Là où le spleen peut servir à un approfondissement de l'intime dans l'expérience du désir, l'acédie, petite soeur de la mélancolie, est la note acide qui en marque la limite. L'akêdia est ainsi à la fois la négligence (sens passif) et l'indifférence (sens actif): elle est l'absence de souci de soi à la fois comme défaut de soin et comme insignifiance du soin. Notion ondoyante et complexe, l'acédie a cependant perdue de sa superbe passant dans la nosogragraphie des états de l'âme de l'idée d'un mécanisme de dépossession de soi (dans le fureur ou la piété religieuse) à la simple fatigue d'être soi. Cf. Forthomme, De l'acédie monastique à l'anxio-dépression.
L'acédie monastique est ce démon de midi qui s'empare du moine cénobite dans la chaleur du désert plongeant son esprit dans la torpeur et la volupté. Mais là où la chrétienté ne conservera que le sens passif de l'acédie au titre d'un pêchê d'âme plus monstrueux encore qu'un pêché de chair, la Renaissance préservera le sens actif d'un sombre mais fécond ennui. Ainsi de Prétarque dans son Secretum (Mon secret) animant un long dialogue entre un Saint Augustin fictif et lui-même: l'acédie est la cause autant que l'effet d'une méditation personnelle; elle est ce chagrin amoureux (cf. l'amour de Pétrarque pour Laure dans Le Canzoniere) producteur de lauriers poétiques. Il y a des douleurs amoureuses dont il vaut mieux ne pas faire le deuil tant la mélancolie peut être féconde.

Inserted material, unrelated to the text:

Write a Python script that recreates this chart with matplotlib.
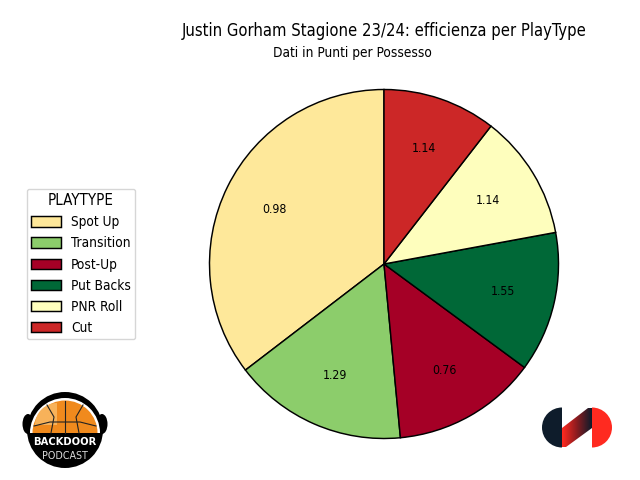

Bien qu'occultée, l'acédie n'en demeure pas moins une pathologie de l'âme moderne. Elle est ce sentiment de détresse propre à la civilisation occidentale, cette routine liée à l'habitude et qui enferme le désir dans le seul renouvellement des consommations. Il s'agit dès lors de retrouver le sens actif de cet état d'âme comme tedio opulent (ennui opulent. Cf. Eugenio d'Ors, Oceanografia del tedio), c'est-à-dire ce trouble qui tourmente le sujet désirant et cette insatisfaction qui le pousse à désirer encore et toujours.

Ce faisant, l'acédie est un outil pour ceux qui veulent se faire une âme. Elle est un vice spirituel, c'est-à-dire une disposition allant à l'encontre de l'ordre social, moral ou religieux. Elle est ce décalage, ce pas de côté que fait le sujet désirant en prise avec son propre désir. Elle est le vecteur d'une épreuve nécessairement intime de soi-même. Aussi désirer n'est plus simplement jouir, mais cultiver ce vice inommable consistant à se faire une intimité.